EXERCISE AIM: Collect every line of the records below that contains the word "this".
----- MATERIAL FOR THE TASK -----
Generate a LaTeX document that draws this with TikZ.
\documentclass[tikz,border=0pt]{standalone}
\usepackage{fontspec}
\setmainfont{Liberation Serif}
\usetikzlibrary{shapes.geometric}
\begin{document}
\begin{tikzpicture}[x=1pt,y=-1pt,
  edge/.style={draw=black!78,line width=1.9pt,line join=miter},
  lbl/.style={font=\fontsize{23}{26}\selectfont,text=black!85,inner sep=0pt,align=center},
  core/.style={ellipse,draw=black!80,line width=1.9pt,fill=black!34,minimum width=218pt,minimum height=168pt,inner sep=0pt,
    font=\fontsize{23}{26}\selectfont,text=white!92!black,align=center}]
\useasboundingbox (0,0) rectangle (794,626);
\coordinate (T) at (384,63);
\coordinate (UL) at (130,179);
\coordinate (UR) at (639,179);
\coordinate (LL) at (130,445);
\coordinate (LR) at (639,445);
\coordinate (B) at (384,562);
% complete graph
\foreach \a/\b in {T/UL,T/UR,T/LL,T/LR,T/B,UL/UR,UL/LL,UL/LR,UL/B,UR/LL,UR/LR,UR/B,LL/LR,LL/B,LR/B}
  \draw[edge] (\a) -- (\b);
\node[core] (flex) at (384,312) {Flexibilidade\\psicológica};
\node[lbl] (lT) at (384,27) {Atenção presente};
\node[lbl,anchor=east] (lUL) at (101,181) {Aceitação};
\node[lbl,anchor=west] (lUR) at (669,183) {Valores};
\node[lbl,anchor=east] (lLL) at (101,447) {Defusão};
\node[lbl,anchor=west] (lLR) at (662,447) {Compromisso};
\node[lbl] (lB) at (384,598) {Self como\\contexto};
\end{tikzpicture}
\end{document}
-----
----- MATERIAL FOR THE TASK -----
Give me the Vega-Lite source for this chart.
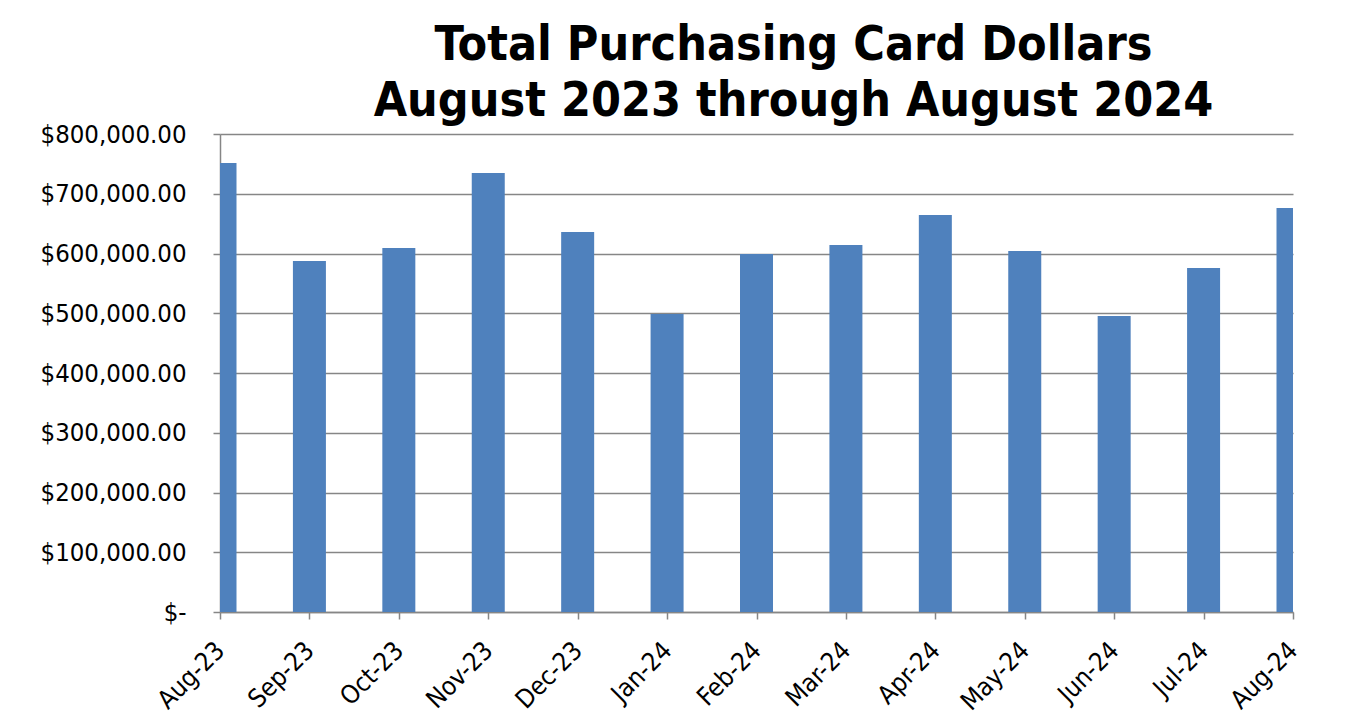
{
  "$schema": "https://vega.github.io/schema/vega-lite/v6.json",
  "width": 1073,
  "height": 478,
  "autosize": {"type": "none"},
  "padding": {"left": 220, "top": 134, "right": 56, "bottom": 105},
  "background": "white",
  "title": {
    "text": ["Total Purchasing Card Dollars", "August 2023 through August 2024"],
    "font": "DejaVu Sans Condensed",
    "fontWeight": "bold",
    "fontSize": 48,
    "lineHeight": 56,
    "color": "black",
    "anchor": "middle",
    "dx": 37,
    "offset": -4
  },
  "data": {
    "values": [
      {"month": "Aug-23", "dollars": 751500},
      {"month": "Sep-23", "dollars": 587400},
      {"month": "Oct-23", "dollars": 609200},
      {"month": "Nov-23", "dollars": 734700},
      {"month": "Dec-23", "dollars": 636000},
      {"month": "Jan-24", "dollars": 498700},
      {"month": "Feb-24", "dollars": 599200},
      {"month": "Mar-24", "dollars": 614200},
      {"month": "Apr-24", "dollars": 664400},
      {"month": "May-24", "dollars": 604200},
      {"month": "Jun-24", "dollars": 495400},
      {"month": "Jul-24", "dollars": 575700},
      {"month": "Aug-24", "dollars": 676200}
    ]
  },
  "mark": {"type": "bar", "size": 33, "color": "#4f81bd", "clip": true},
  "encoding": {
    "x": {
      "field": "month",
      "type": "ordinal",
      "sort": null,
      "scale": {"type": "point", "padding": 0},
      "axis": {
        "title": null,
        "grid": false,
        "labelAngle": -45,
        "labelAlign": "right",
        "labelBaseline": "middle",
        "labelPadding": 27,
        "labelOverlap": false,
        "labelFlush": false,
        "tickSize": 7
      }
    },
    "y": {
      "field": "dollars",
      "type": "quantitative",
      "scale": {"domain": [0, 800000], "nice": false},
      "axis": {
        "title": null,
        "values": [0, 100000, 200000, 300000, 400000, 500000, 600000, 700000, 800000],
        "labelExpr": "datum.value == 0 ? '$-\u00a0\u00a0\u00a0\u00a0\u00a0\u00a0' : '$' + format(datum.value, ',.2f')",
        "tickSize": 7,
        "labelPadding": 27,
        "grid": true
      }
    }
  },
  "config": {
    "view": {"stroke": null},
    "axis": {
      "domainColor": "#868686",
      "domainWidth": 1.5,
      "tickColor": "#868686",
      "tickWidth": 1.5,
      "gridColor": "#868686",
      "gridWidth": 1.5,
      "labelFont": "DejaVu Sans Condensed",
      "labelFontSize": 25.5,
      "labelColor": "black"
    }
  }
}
-----
OUTPUT OF THE TASK:
Generate a LaTeX document that draws this with TikZ.
Give me the Vega-Lite source for this chart.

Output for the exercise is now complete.